Write out the entries verbatim and leave the images out of the copy.
§
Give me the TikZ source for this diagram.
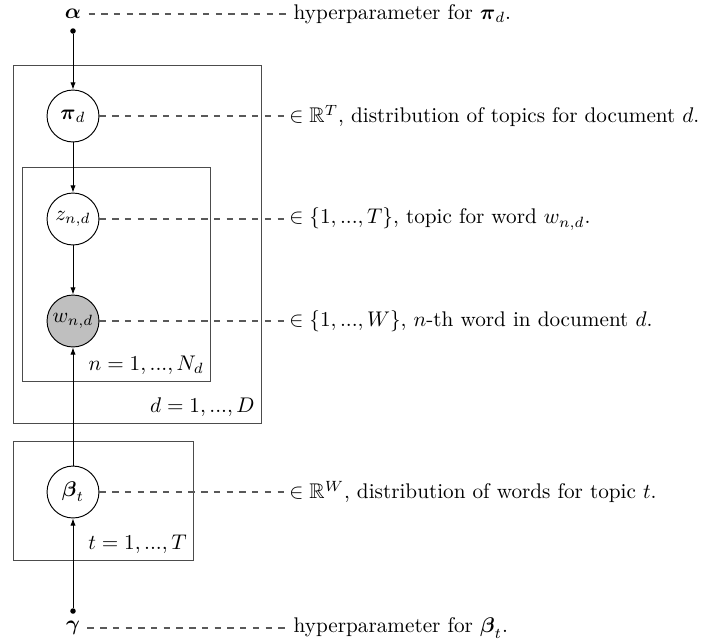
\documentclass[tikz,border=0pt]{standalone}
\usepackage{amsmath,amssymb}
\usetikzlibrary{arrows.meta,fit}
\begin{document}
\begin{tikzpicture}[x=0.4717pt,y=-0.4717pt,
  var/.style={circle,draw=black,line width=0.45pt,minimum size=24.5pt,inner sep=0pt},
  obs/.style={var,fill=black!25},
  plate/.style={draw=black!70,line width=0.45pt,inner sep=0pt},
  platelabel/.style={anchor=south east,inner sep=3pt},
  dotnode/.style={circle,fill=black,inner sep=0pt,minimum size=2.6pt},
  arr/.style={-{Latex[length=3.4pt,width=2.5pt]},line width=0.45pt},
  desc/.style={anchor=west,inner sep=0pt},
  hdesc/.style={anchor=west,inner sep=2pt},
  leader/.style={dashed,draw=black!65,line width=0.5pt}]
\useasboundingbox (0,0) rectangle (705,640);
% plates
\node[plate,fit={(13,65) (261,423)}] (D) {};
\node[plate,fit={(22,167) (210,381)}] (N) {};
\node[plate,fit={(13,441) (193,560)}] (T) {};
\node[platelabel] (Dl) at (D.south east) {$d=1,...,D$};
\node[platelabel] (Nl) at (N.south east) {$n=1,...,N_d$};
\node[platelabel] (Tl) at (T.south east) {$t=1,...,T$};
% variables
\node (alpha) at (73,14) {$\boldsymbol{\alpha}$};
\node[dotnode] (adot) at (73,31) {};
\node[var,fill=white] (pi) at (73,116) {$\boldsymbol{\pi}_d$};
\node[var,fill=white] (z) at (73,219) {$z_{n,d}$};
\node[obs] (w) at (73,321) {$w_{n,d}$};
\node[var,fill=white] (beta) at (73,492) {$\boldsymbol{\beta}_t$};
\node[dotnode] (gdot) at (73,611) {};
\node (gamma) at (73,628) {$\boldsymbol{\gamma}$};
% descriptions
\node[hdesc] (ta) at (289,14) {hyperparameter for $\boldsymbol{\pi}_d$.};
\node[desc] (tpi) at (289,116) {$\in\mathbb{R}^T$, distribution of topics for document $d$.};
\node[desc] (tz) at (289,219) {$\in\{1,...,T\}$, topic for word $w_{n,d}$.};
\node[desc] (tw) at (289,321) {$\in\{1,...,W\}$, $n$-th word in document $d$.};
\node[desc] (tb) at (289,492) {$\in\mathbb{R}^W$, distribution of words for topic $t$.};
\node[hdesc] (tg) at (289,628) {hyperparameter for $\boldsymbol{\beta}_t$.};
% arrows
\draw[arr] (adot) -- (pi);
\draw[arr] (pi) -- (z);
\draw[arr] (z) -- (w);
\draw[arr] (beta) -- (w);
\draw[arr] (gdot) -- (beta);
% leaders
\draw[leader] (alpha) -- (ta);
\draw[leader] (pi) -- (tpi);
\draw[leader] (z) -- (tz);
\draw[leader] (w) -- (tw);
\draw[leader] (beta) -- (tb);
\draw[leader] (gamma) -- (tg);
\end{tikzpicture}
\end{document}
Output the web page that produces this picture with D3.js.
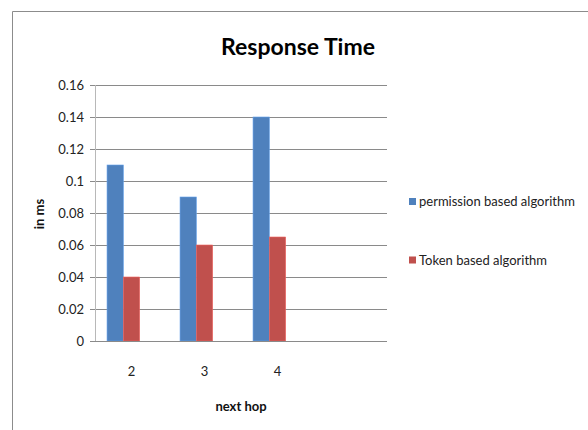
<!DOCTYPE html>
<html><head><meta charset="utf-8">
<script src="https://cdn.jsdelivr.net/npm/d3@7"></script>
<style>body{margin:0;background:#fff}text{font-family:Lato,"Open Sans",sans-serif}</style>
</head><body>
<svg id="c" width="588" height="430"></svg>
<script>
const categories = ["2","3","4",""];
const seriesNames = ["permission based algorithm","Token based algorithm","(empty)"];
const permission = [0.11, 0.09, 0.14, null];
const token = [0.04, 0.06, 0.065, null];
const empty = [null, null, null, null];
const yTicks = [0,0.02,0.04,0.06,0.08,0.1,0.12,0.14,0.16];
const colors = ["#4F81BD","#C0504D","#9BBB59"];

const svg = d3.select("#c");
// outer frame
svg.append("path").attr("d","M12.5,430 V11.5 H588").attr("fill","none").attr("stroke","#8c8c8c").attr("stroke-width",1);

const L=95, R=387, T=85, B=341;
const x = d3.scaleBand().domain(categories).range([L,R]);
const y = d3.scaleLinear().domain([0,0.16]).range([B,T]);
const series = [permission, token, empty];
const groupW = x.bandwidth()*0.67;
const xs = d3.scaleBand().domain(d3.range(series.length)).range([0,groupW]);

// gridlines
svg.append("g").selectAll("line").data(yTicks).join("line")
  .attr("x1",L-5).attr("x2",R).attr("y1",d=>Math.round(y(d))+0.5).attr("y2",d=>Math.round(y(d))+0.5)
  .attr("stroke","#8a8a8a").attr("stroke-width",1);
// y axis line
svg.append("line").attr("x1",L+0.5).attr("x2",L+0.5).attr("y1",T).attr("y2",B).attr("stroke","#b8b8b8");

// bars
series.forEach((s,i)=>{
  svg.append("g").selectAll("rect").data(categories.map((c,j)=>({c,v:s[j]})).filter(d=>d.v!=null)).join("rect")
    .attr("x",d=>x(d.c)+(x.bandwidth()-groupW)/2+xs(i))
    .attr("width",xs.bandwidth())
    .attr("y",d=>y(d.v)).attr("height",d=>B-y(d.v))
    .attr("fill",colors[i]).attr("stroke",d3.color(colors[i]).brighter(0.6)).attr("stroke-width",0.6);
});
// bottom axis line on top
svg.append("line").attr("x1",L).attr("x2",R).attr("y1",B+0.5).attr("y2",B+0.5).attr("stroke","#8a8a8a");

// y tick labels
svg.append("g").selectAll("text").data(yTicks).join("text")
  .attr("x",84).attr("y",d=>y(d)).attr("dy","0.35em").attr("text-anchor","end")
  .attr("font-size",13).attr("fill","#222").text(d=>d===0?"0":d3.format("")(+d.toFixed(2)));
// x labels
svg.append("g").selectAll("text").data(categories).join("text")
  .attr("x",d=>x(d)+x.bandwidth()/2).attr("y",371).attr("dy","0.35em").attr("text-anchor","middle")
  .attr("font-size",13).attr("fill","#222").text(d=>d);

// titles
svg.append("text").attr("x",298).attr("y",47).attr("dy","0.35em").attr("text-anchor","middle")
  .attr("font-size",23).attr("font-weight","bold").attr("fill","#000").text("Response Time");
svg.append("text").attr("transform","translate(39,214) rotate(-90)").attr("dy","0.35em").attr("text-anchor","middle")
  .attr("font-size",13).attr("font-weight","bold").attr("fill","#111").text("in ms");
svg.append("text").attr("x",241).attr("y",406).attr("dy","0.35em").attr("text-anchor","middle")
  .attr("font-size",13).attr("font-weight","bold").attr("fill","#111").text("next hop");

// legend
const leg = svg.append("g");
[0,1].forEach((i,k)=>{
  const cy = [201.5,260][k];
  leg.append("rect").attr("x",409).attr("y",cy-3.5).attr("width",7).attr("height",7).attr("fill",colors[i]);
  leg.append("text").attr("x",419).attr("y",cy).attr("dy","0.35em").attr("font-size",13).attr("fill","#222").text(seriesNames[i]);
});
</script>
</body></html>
§
Final answer »
Give me the TikZ source for this diagram.
\documentclass[tikz,border=0pt]{standalone}
\usepackage{amsmath,amssymb}
\usetikzlibrary{arrows.meta,fit}
\begin{document}
\begin{tikzpicture}[x=0.4717pt,y=-0.4717pt,
  var/.style={circle,draw=black,line width=0.45pt,minimum size=24.5pt,inner sep=0pt},
  obs/.style={var,fill=black!25},
  plate/.style={draw=black!70,line width=0.45pt,inner sep=0pt},
  platelabel/.style={anchor=south east,inner sep=3pt},
  dotnode/.style={circle,fill=black,inner sep=0pt,minimum size=2.6pt},
  arr/.style={-{Latex[length=3.4pt,width=2.5pt]},line width=0.45pt},
  desc/.style={anchor=west,inner sep=0pt},
  hdesc/.style={anchor=west,inner sep=2pt},
  leader/.style={dashed,draw=black!65,line width=0.5pt}]
\useasboundingbox (0,0) rectangle (705,640);
% plates
\node[plate,fit={(13,65) (261,423)}] (D) {};
\node[plate,fit={(22,167) (210,381)}] (N) {};
\node[plate,fit={(13,441) (193,560)}] (T) {};
\node[platelabel] (Dl) at (D.south east) {$d=1,...,D$};
\node[platelabel] (Nl) at (N.south east) {$n=1,...,N_d$};
\node[platelabel] (Tl) at (T.south east) {$t=1,...,T$};
% variables
\node (alpha) at (73,14) {$\boldsymbol{\alpha}$};
\node[dotnode] (adot) at (73,31) {};
\node[var,fill=white] (pi) at (73,116) {$\boldsymbol{\pi}_d$};
\node[var,fill=white] (z) at (73,219) {$z_{n,d}$};
\node[obs] (w) at (73,321) {$w_{n,d}$};
\node[var,fill=white] (beta) at (73,492) {$\boldsymbol{\beta}_t$};
\node[dotnode] (gdot) at (73,611) {};
\node (gamma) at (73,628) {$\boldsymbol{\gamma}$};
% descriptions
\node[hdesc] (ta) at (289,14) {hyperparameter for $\boldsymbol{\pi}_d$.};
\node[desc] (tpi) at (289,116) {$\in\mathbb{R}^T$, distribution of topics for document $d$.};
\node[desc] (tz) at (289,219) {$\in\{1,...,T\}$, topic for word $w_{n,d}$.};
\node[desc] (tw) at (289,321) {$\in\{1,...,W\}$, $n$-th word in document $d$.};
\node[desc] (tb) at (289,492) {$\in\mathbb{R}^W$, distribution of words for topic $t$.};
\node[hdesc] (tg) at (289,628) {hyperparameter for $\boldsymbol{\beta}_t$.};
% arrows
\draw[arr] (adot) -- (pi);
\draw[arr] (pi) -- (z);
\draw[arr] (z) -- (w);
\draw[arr] (beta) -- (w);
\draw[arr] (gdot) -- (beta);
% leaders
\draw[leader] (alpha) -- (ta);
\draw[leader] (pi) -- (tpi);
\draw[leader] (z) -- (tz);
\draw[leader] (w) -- (tw);
\draw[leader] (beta) -- (tb);
\draw[leader] (gamma) -- (tg);
\end{tikzpicture}
\end{document}
Output the web page that produces this picture with D3.js.
<!DOCTYPE html>
<html><head><meta charset="utf-8">
<script src="https://cdn.jsdelivr.net/npm/d3@7"></script>
<style>body{margin:0;background:#fff}text{font-family:Lato,"Open Sans",sans-serif}</style>
</head><body>
<svg id="c" width="588" height="430"></svg>
<script>
const categories = ["2","3","4",""];
const seriesNames = ["permission based algorithm","Token based algorithm","(empty)"];
const permission = [0.11, 0.09, 0.14, null];
const token = [0.04, 0.06, 0.065, null];
const empty = [null, null, null, null];
const yTicks = [0,0.02,0.04,0.06,0.08,0.1,0.12,0.14,0.16];
const colors = ["#4F81BD","#C0504D","#9BBB59"];

const svg = d3.select("#c");
// outer frame
svg.append("path").attr("d","M12.5,430 V11.5 H588").attr("fill","none").attr("stroke","#8c8c8c").attr("stroke-width",1);

const L=95, R=387, T=85, B=341;
const x = d3.scaleBand().domain(categories).range([L,R]);
const y = d3.scaleLinear().domain([0,0.16]).range([B,T]);
const series = [permission, token, empty];
const groupW = x.bandwidth()*0.67;
const xs = d3.scaleBand().domain(d3.range(series.length)).range([0,groupW]);

// gridlines
svg.append("g").selectAll("line").data(yTicks).join("line")
  .attr("x1",L-5).attr("x2",R).attr("y1",d=>Math.round(y(d))+0.5).attr("y2",d=>Math.round(y(d))+0.5)
  .attr("stroke","#8a8a8a").attr("stroke-width",1);
// y axis line
svg.append("line").attr("x1",L+0.5).attr("x2",L+0.5).attr("y1",T).attr("y2",B).attr("stroke","#b8b8b8");

// bars
series.forEach((s,i)=>{
  svg.append("g").selectAll("rect").data(categories.map((c,j)=>({c,v:s[j]})).filter(d=>d.v!=null)).join("rect")
    .attr("x",d=>x(d.c)+(x.bandwidth()-groupW)/2+xs(i))
    .attr("width",xs.bandwidth())
    .attr("y",d=>y(d.v)).attr("height",d=>B-y(d.v))
    .attr("fill",colors[i]).attr("stroke",d3.color(colors[i]).brighter(0.6)).attr("stroke-width",0.6);
});
// bottom axis line on top
svg.append("line").attr("x1",L).attr("x2",R).attr("y1",B+0.5).attr("y2",B+0.5).attr("stroke","#8a8a8a");

// y tick labels
svg.append("g").selectAll("text").data(yTicks).join("text")
  .attr("x",84).attr("y",d=>y(d)).attr("dy","0.35em").attr("text-anchor","end")
  .attr("font-size",13).attr("fill","#222").text(d=>d===0?"0":d3.format("")(+d.toFixed(2)));
// x labels
svg.append("g").selectAll("text").data(categories).join("text")
  .attr("x",d=>x(d)+x.bandwidth()/2).attr("y",371).attr("dy","0.35em").attr("text-anchor","middle")
  .attr("font-size",13).attr("fill","#222").text(d=>d);

// titles
svg.append("text").attr("x",298).attr("y",47).attr("dy","0.35em").attr("text-anchor","middle")
  .attr("font-size",23).attr("font-weight","bold").attr("fill","#000").text("Response Time");
svg.append("text").attr("transform","translate(39,214) rotate(-90)").attr("dy","0.35em").attr("text-anchor","middle")
  .attr("font-size",13).attr("font-weight","bold").attr("fill","#111").text("in ms");
svg.append("text").attr("x",241).attr("y",406).attr("dy","0.35em").attr("text-anchor","middle")
  .attr("font-size",13).attr("font-weight","bold").attr("fill","#111").text("next hop");

// legend
const leg = svg.append("g");
[0,1].forEach((i,k)=>{
  const cy = [201.5,260][k];
  leg.append("rect").attr("x",409).attr("y",cy-3.5).attr("width",7).attr("height",7).attr("fill",colors[i]);
  leg.append("text").attr("x",419).attr("y",cy).attr("dy","0.35em").attr("font-size",13).attr("fill","#222").text(seriesNames[i]);
});
</script>
</body></html>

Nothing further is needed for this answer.